Question

A particle, initially at rest, starts moving in a straight line with an acceleration a=6t+4m/s2. The
distance covered by it in 3 s is
(1) 30 m
(2) 60 m
(3) 45 m
(4) 15 m​

Answer 1

Answer:

45 m

Explanation:

i hope u will like my sol

Answer 2

Answer:

The distance covered by it in 3 s is 45 m.

(3) is correct option.

Explanation:

Given that,

Acceleration

$a = (6t+ 4) m/s^2$....(I)

Time t = 3 s

Suppose the integration constant is zero.

Acceleration :

The acceleration is the second derivative of the position of the particle.

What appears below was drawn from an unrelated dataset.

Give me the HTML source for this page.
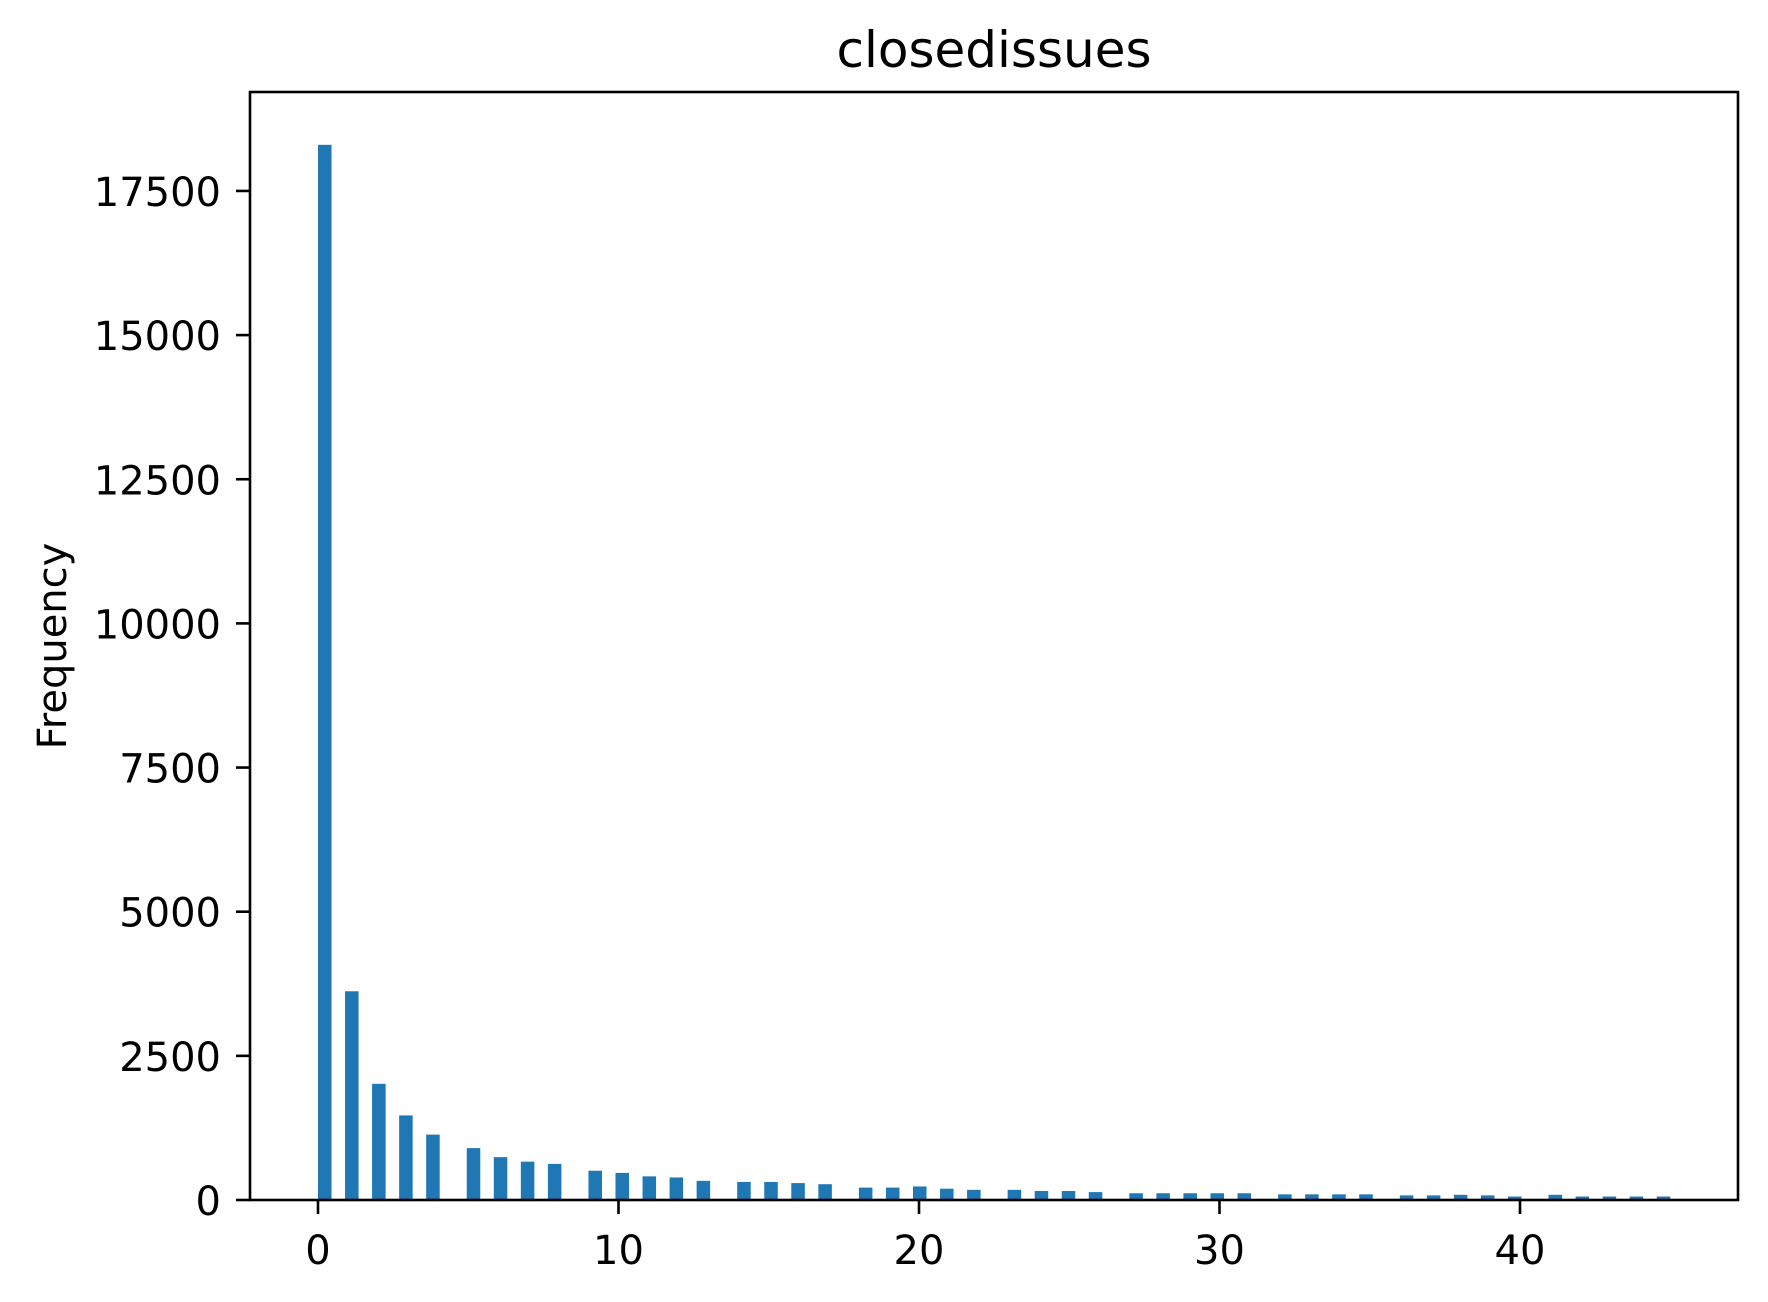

We need to calculate the distance

$a =\dfrac{d^2x}{dt^2}$

$\dfrac{d^2x}{dt^2}=6t+4$

On integrating both side of equation (I)

$\int{\dfrac{d^2x}{dt^2}}=\int{6t+4}$

$\dfrac{dx}{dt}=3t^2+4t+C$

Here, C is integration constant

$\dfrac{dx}{dt}=3t^2+4t$

Again, On integrating

$\int{\dfrac{dx}{dt}}=\int{3t^2+4t}$

$x=t^3+2t^2+c'$

Here, C' is integration constant

The distance covered by it in 3 sec.

$x=3^3+2\times3^2$

$x=27+18= 45\ m$

Hence, The distance covered by it in 3 s is 45 m.